Files are stored with the following key pattern:

uploads/{submissionId}/{originalFileName}.docx

Example: uploads/abc123/my-dissertation.docx

CORS Configuration

The S3 bucket has a CORS policy that allows the frontend to upload files directly from the browser:

[
  {
    "AllowedHeaders": ["*"],
    "AllowedMethods": ["PUT"],
    "AllowedOrigins": [
      "http://localhost:3000",
      "https://*.amplifyapp.com",
      "https://dissertation-editor.com"
    ],
    "ExposeHeaders": ["ETag"],
    "MaxAgeSeconds": 3600
  }
]

If you add a new frontend domain, update the CORS configuration to include it. CORS errors are the most common issue during development -- see Troubleshooting.

Lifecycle Policy

The bucket has a lifecycle policy to manage storage costs:

Rule Timing Action
Transition to Glacier 90 days after upload Moves objects to Glacier Flexible Retrieval for cheaper storage
Expiration 365 days after upload Permanently deletes objects

This means uploaded documents are available for immediate access for 90 days, archived in Glacier for the next 275 days, and automatically deleted after 1 year.

Retrieving Archived Files

If you need to access a file that has been transitioned to Glacier (after 90 days):

# Initiate a restore request (takes 3-5 hours for Standard retrieval)
aws s3api restore-object \
  --bucket dissertation-editor-uploads-dev \
  --key uploads/abc123/my-dissertation.docx \
  --restore-request '{"Days":7,"GlacierJobParameters":{"Tier":"Standard"}}' \
  --profile dissertation-editor

File Validation

The getPresignedUrl function validates that the filename ends in .docx before generating the presigned URL. No other file types are accepted.

The presigned URL also includes a Content-Type condition requiring application/vnd.openxmlformats-officedocument.wordprocessingml.document, which provides a second layer of file type validation at the S3 level.
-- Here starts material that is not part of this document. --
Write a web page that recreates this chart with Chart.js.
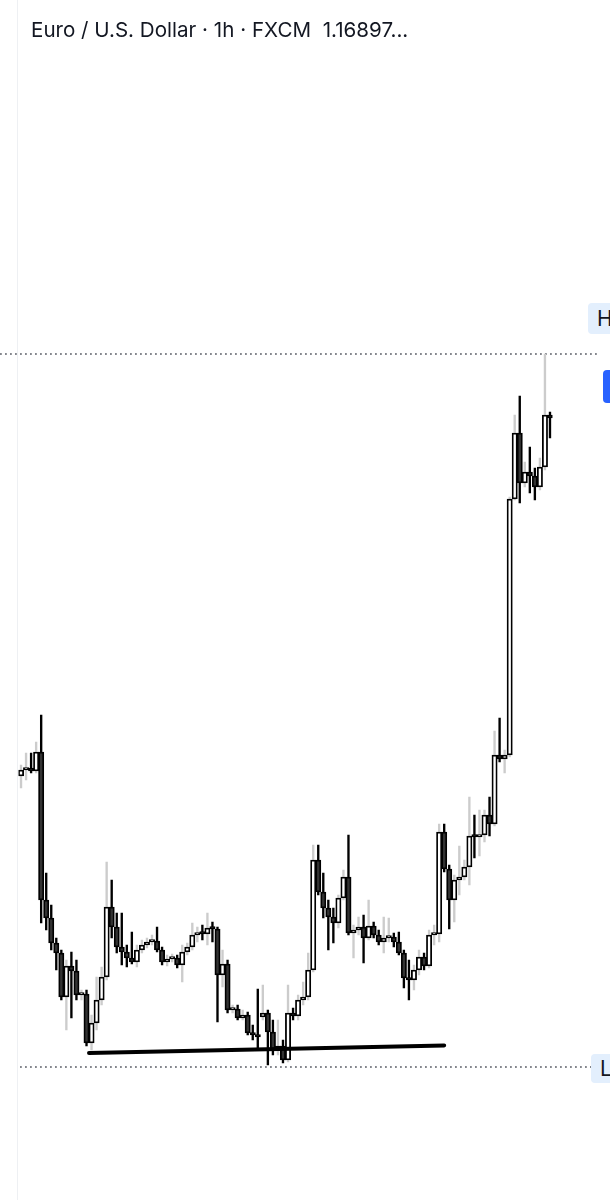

File size is enforced via a Content-Length condition on the presigned URL, capping uploads at 50 MB.

Security

  • Presigned URLs are time-limited (5 minutes) and scoped to a specific S3 key.
  • The S3 bucket is not publicly accessible. Only presigned URLs and IAM-authenticated SDK calls can access objects.
  • Objects are encrypted at rest using S3-managed encryption (SSE-S3).
  • The bucket policy blocks non-HTTPS access.